Esther: It sounds like you have found a balance between being who you are, and being maybe more of who you are, but also your life being in balance with your family and what your partner needs and it is part of a journey, I suppose, because you say you don’t know where it is going to go, it might change, you maybe don’t know how long you are going to be happy perhaps in the arrangement that you have got at the moment, but at the moment it suits you, basically, is that what you are saying?

Sophie: Exactly, that’s exactly what I am saying, it suits me, and it suits my partner, and it suits my children, and that is the most important thing. As the children grow up it is getting more and more difficult to explain where I am going, and what I am doing, sometimes my kids ask, ‘can we come along?’, and I have to say, ‘No, it is not possible’. But, who knows? Maybe one of these days I can take my kids along with me, who knows? But I feel we are very far away from that, it is a difficult situation, but I have made the best of it and that is the important thing.

Esther: Absolutely, I love that and I think that is a beautiful way to wrap it up really.

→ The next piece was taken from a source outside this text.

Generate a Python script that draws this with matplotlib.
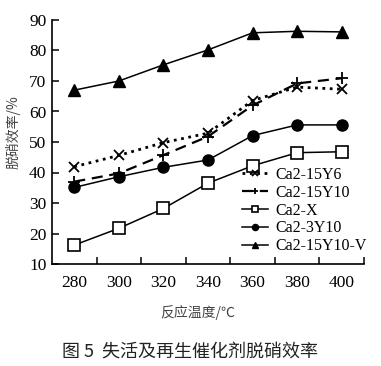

Is there anything you would like to add, or are you happy with that as it is?

Sophie: I am quite honestly happy with that, thank you so much for taking some time to speak with me, and talk about another possible way of life and it has been an absolute pleasure, thank you.

Esther: Well thank you so much for talking to me about all this, that is really great!

About Sophie

“Somewhere on the trans spectrum. Forty-something married parent of three kids. Trying to find a balance!”